3 Steps to a Unique Recruiting Experience
There are three critical steps a recruiter needs to follow with an identified candidate in order to not only close the deal, but to help ensure that the candidate-turned-employee will have a good experience with the company during onboarding.
- Give a unique pitch to each candidate– Being a recruiter means you need to be a bit of a fortune teller. Do your homework about what is important to that individual, then finesse the information during conversation so that you can make a prediction of what it will take to get that unique candidate to sign on the dotted line. You may be filling a number of similar positions, but if you find yourself giving the exact same pitch to each candidate, it’s time to step up your game and make it unique.
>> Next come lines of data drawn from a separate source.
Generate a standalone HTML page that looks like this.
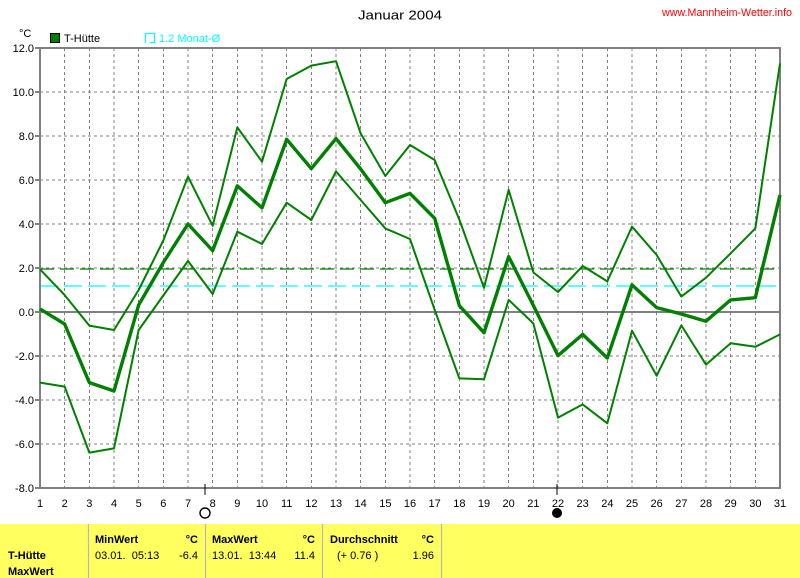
<!DOCTYPE html>
<html><head><meta charset="utf-8"><style>
html,body{margin:0;padding:0;background:#fff;}
svg{display:block;font-family:"Liberation Sans",sans-serif;}
</style></head><body>
<svg width="800" height="578" viewBox="0 0 800 578" xmlns="http://www.w3.org/2000/svg">
<rect width="800" height="578" fill="#fff"/>
<text x="358" y="19.5" font-size="13" textLength="84" lengthAdjust="spacingAndGlyphs">Januar 2004</text>
<text x="662" y="16" font-size="11" fill="#ff0000" textLength="130" lengthAdjust="spacingAndGlyphs">www.Mannheim-Wetter.info</text>
<text x="19" y="37" font-size="11">°C</text>
<rect x="50.5" y="33.5" width="9" height="9" fill="#008000" stroke="#000" stroke-width="1"/>
<text x="64" y="42" font-size="11">T-Hütte</text>
<path d="M145.5 43 V33.5 H154.5 V42.5 H150" fill="none" stroke="#00ffff" stroke-width="1.2"/>
<text x="159" y="42" font-size="11" fill="#00ffff">1.2 Monat-Ø</text>

<g stroke="#808080" stroke-width="1" stroke-dasharray="3,3" fill="none" shape-rendering="crispEdges">
<path d="M64.67 48V488M89.33 48V488M114 48V488M138.67 48V488M163.33 48V488M188 48V488M212.67 48V488M237.33 48V488M262 48V488M286.67 48V488M311.33 48V488M336 48V488M360.67 48V488M385.33 48V488M410 48V488M434.67 48V488M459.33 48V488M484 48V488M508.67 48V488M533.33 48V488M558 48V488M582.67 48V488M607.33 48V488M632 48V488M656.67 48V488M681.33 48V488M706 48V488M730.67 48V488M755.33 48V488"/>
<path d="M40 92H780M40 136H780M40 180H780M40 224H780M40 268H780M40 356H780M40 400H780M40 444H780"/>
</g>
<line x1="40" y1="269" x2="776" y2="269" stroke="#008000" stroke-width="1.2" stroke-dasharray="14,6"/>
<line x1="40" y1="286" x2="776" y2="286" stroke="#00ffff" stroke-width="1.2" stroke-dasharray="18,6"/>
<line x1="40" y1="312" x2="780" y2="312" stroke="#808080" stroke-width="2" shape-rendering="crispEdges"/>
<rect x="40" y="48" width="740" height="440" fill="none" stroke="#808080" stroke-width="2.4" shape-rendering="crispEdges"/>

<g fill="none" stroke="#008000" stroke-linejoin="round">
<polyline stroke-width="2" points="40,269.3 64.67,295.1 89.33,325.6 114,330 138.67,290 163.33,240.5 188,176.7 212.67,225.8 237.33,127.4 262,161.7 286.67,79 311.33,65.6 336,61.2 360.67,133.4 385.33,176 410,145 434.67,160 459.33,219.6 484,287.8 508.67,189.9 533.33,272.4 558,292 582.67,266 607.33,281.4 632,226.6 656.67,255 681.33,296.6 706,277.7 730.67,253.3 755.33,228.4 780,63.4"/>
<polyline stroke-width="3.4" points="40,308.9 64.67,324.1 89.33,382.6 114,391 138.67,305 163.33,262.5 188,224 212.67,250.6 237.33,185.9 262,207.9 286.67,139.3 311.33,168.6 336,138.6 360.67,169 385.33,202.7 410,193.4 434.67,218.3 459.33,305.6 484,332.7 508.67,256.6 533.33,305.4 558,355.6 582.67,334.4 607.33,358 632,284.9 656.67,307.6 681.33,314 706,321.2 730.67,299.9 755.33,297.7 780,195"/>
<polyline stroke-width="2" points="40,382.6 64.67,386.6 89.33,452.6 114,448.4 138.67,330 163.33,295.5 188,261 212.67,294 237.33,231.7 262,244 286.67,202.7 311.33,220 336,171.4 360.67,200 385.33,228.4 410,239 434.67,309.8 459.33,378.4 484,379.3 508.67,299.9 533.33,323.4 558,417.6 582.67,404.4 607.33,423.3 632,330.7 656.67,375.8 681.33,325.4 706,364.6 730.67,343.2 755.33,346.8 780,334.4"/>
</g>

<g stroke="#000" stroke-width="1" shape-rendering="crispEdges">
<path d="M35 48H39M35 92H39M35 136H39M35 180H39M35 224H39M35 268H39M35 312H39M35 356H39M35 400H39M35 444H39M35 488H39"/>
<path d="M205 484V495M557 484V495"/>
</g>
<g font-size="11" text-anchor="end">
<text x="34" y="52">12.0</text><text x="34" y="96">10.0</text><text x="34" y="140">8.0</text><text x="34" y="184">6.0</text><text x="34" y="228">4.0</text><text x="34" y="272">2.0</text><text x="34" y="316">0.0</text><text x="34" y="360">-2.0</text><text x="34" y="404">-4.0</text><text x="34" y="448">-6.0</text><text x="34" y="492">-8.0</text>
</g>
<g font-size="11" text-anchor="middle">
<text x="40" y="507">1</text><text x="64.67" y="507">2</text><text x="89.33" y="507">3</text><text x="114" y="507">4</text><text x="138.67" y="507">5</text><text x="163.33" y="507">6</text><text x="188" y="507">7</text><text x="212.67" y="507">8</text><text x="237.33" y="507">9</text><text x="262" y="507">10</text><text x="286.67" y="507">11</text><text x="311.33" y="507">12</text><text x="336" y="507">13</text><text x="360.67" y="507">14</text><text x="385.33" y="507">15</text><text x="410" y="507">16</text><text x="434.67" y="507">17</text><text x="459.33" y="507">18</text><text x="484" y="507">19</text><text x="508.67" y="507">20</text><text x="533.33" y="507">21</text><text x="558" y="507">22</text><text x="582.67" y="507">23</text><text x="607.33" y="507">24</text><text x="632" y="507">25</text><text x="656.67" y="507">26</text><text x="681.33" y="507">27</text><text x="706" y="507">28</text><text x="730.67" y="507">29</text><text x="755.33" y="507">30</text><text x="780" y="507">31</text>
</g>
<circle cx="205" cy="513" r="5" fill="#fff" stroke="#000" stroke-width="1.4"/>
<circle cx="557" cy="513" r="5" fill="#000"/>

<rect x="0" y="524" width="800" height="54" fill="#ffff5f"/>
<g stroke="#b8b8b8" stroke-width="1.2">
<path d="M88.5 524V578M205.5 524V578M322.5 524V578M441.5 524V578"/>
</g>
<g font-size="11">
<text x="8" y="559" font-weight="bold">T-Hütte</text>
<text x="8" y="575" font-weight="bold">MaxWert</text>
<text x="95" y="543" font-weight="bold">MinWert</text>
<text x="198" y="543" font-weight="bold" text-anchor="end">°C</text>
<text x="95" y="559" xml:space="preserve">03.01.  05:13</text>
<text x="198" y="559" text-anchor="end">-6.4</text>
<text x="212" y="543" font-weight="bold">MaxWert</text>
<text x="315" y="543" font-weight="bold" text-anchor="end">°C</text>
<text x="212" y="559" xml:space="preserve">13.01.  13:44</text>
<text x="315" y="559" text-anchor="end">11.4</text>
<text x="330" y="543" font-weight="bold">Durchschnitt</text>
<text x="434" y="543" font-weight="bold" text-anchor="end">°C</text>
<text x="337" y="559" xml:space="preserve">(+ 0.76 )</text>
<text x="434" y="559" text-anchor="end">1.96</text>
</g>
</svg>
</body></html>
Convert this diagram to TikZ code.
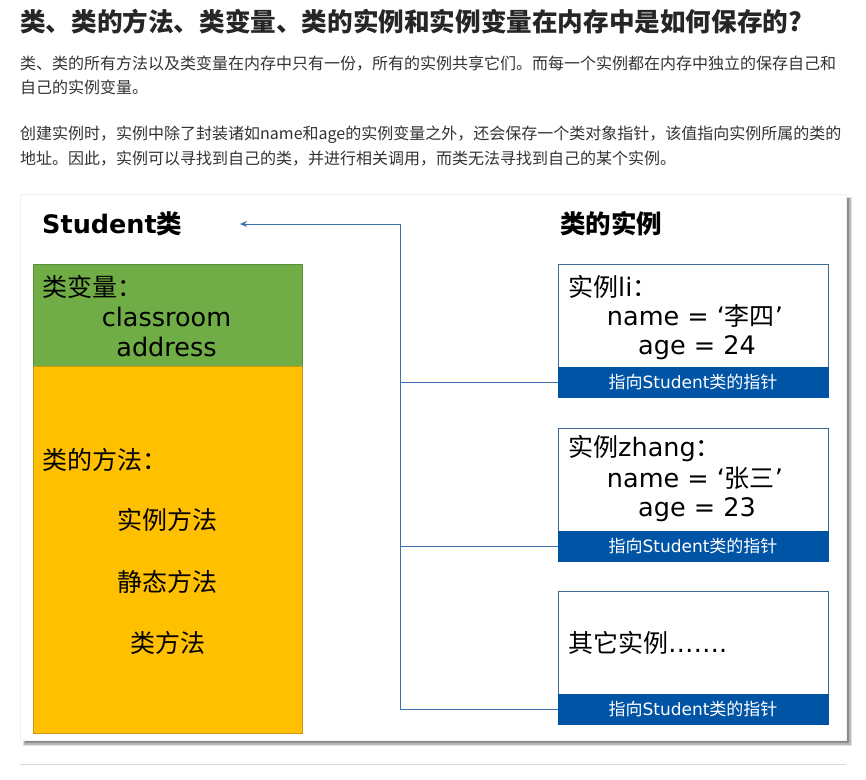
\documentclass[tikz,border=0pt]{standalone}
\usepackage{fontspec}
\setmainfont{DejaVu Sans}
\newfontfamily\cjk{Noto Sans CJK SC}
\newfontfamily\dv{DejaVu Sans}
\usetikzlibrary{arrows.meta}
\definecolor{titlecol}{HTML}{262626}
\definecolor{bodycol}{HTML}{333333}
\definecolor{greenfill}{HTML}{70AD47}
\definecolor{greenline}{HTML}{5B8F3A}
\definecolor{orangefill}{HTML}{FFC000}
\definecolor{orangeline}{HTML}{C79A10}
\definecolor{bandblue}{HTML}{0054A6}
\definecolor{boxline}{HTML}{3E6A96}
\definecolor{connblue}{HTML}{3C72AE}
\tikzset{
  headtitle/.style={anchor=west, inner sep=0pt, text=titlecol, font=\cjk\bfseries\fontsize{25.6}{30}\selectfont},
  bodyline/.style={anchor=west, inner sep=0pt, text=bodycol, font=\cjk\fontsize{16}{20}\selectfont},
  paneltitle/.style={anchor=west, inner sep=0pt, text=black, font=\bfseries\fontsize{25.5}{29}\selectfont},
  membox/.style={anchor=north west, inner sep=0pt, outer sep=0pt, minimum width=269pt, line width=0.8pt},
  instbox/.style={anchor=north west, inner sep=0pt, outer sep=0pt, minimum width=270pt, minimum height=103pt, draw=boxline, fill=white, line width=0.8pt},
  bandbox/.style={anchor=north west, inner sep=0pt, outer sep=0pt, minimum width=270pt, minimum height=30pt, fill=bandblue, draw=bandblue, text=white, font=\cjk\fontsize{17}{19}\selectfont},
  bigtxt/.style={inner sep=0pt, text=black, font=\fontsize{25.5}{29}\selectfont},
  cjktxt/.style={inner sep=0pt, text=black, font=\cjk\fontsize{25}{29}\selectfont},
  conn/.style={draw=connblue, line width=1pt},
}
\begin{document}
\begin{tikzpicture}[x=1pt,y=-1pt]
\useasboundingbox (0,0) rectangle (866,779);
\fill[white] (0,0) rectangle (866,779);

% header text
\node[headtitle] (title) at (20,22) {类、类的方法、类变量、类的实例和实例变量在内存中是如何保存的?};
\node[bodyline] (l1) at (20,64) {类、类的所有方法以及类变量在内存中只有一份，所有的实例共享它们。而每一个实例都在内存中独立的保存自己和};
\node[bodyline] (l2) at (20,87) {自己的实例变量。};
\node[bodyline] (l3) at (20,135) {创建实例时，实例中除了封装诸如name和age的实例变量之外，还会保存一个类对象指针，该值指向实例所属的类的};
\node[bodyline] (l4) at (20,159) {地址。因此，实例可以寻找到自己的类，并进行相关调用，而类无法寻找到自己的某个实例。};

% frame with shadow
\fill[black!12] (23,197) rectangle (852,746);
\fill[black!28] (24,198) rectangle (851,745);
\fill[black!45] (25,198) rectangle (849,743);
\filldraw[fill=white, draw=black!6] (20,194) rectangle (846,740);

% left panel
\node[paneltitle] (stu) at (42,224) {Student{\cjk 类}};
\node[membox, minimum height=102pt, fill=greenfill, draw=greenline] (cv) at (33,264) {};
\node[membox, minimum height=367pt, fill=orangefill, draw=orangeline] (cm) at (33,366) {};
\node[cjktxt, anchor=west] (cvt) at (42,287) {类变量：};
\node[bigtxt] (cv1) at (166.5,317) {classroom};
\node[bigtxt] (cv2) at (166.5,347) {address};
\node[cjktxt, anchor=west] (cmt) at (42,460) {类的方法：};
\node[cjktxt] (cm1) at (167.5,520) {实例方法};
\node[cjktxt] (cm2) at (167.5,582) {静态方法};
\node[cjktxt] (cm3) at (167.5,643) {类方法};

% right panel
\node[paneltitle, font=\cjk\bfseries\fontsize{25.5}{29}\selectfont] (inst) at (560,224) {类的实例};

\node[instbox] (b1) at (558,264) {};
\node[bandbox] (p1) at (558,367) {指向{\dv Student}类的指针};
\node[bigtxt, anchor=west] (b1a) at (568,287) {{\cjk\fontsize{25}{29}\selectfont 实例}li{\cjk\fontsize{25}{29}\selectfont ：}};
\node[bigtxt] (b1b) at (695,316) {name = ‘{\cjk\fontsize{25}{29}\selectfont 李四}’};
\node[bigtxt] (b1c) at (697,348) {age = 24};

\node[instbox] (b2) at (558,428) {};
\node[bandbox] (p2) at (558,531) {指向{\dv Student}类的指针};
\node[bigtxt, anchor=west] (b2a) at (568,449) {{\cjk\fontsize{25}{29}\selectfont 实例}zhang{\cjk\fontsize{25}{29}\selectfont ：}};
\node[bigtxt] (b2b) at (695,478) {name = ‘{\cjk\fontsize{25}{29}\selectfont 张三}’};
\node[bigtxt] (b2c) at (697,510) {age = 23};

\node[instbox] (b3) at (558,591) {};
\node[bandbox] (p3) at (558,694) {指向{\dv Student}类的指针};
\node[bigtxt, anchor=west] (b3a) at (568,643) {{\cjk\fontsize{25}{29}\selectfont 其它实例}…….};

% connectors
\coordinate (trunk) at (400,224);
\coordinate (tip) at (240,224);
\draw[conn, -{Stealth[length=7pt,width=6pt]}] (p3.west) -| (trunk) -- (tip);
\draw[conn] (p1.west) -- (p1.west -| trunk);
\draw[conn] (p2.west) -- (p2.west -| trunk);

% separator
\draw[black!15, line width=0.8pt] (20,764) -- (846,764);
\end{tikzpicture}
\end{document}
You’re the candidate’s first exposure to the organization and need to make it a strong, lasting and positive one.
- Pay attention to the details– This means that you need to make sure all the behind-the-scenes steps that need to happen are tied up with a bow. Don’t put the stress on the candidate. All the “back office” work needs to be flawless.
- Continue the wooing– This is the step that is often forgotten. In a personal relationship, we all know that you can’t just find someone you’re interested in, act on your best behavior to get them to start the relationship, then ignore them. Recruiting candidates is no different. It’s critical to continue checking on the candidate/ new hire, even after their first day. I once heard Jessica Lee (former VP of Talent Acquisition for APCO and current Director of Digital Talent Strategy for Marriott International) say that employees continued coming to her long after they were hired. It’s because she started the relationship at APCO with them. She gave them a real-life connection that they needed to start a successful career. I’ve worked with recruiters like this too. They play a critical role in retention because they never completely end the relationship once the employee is on board.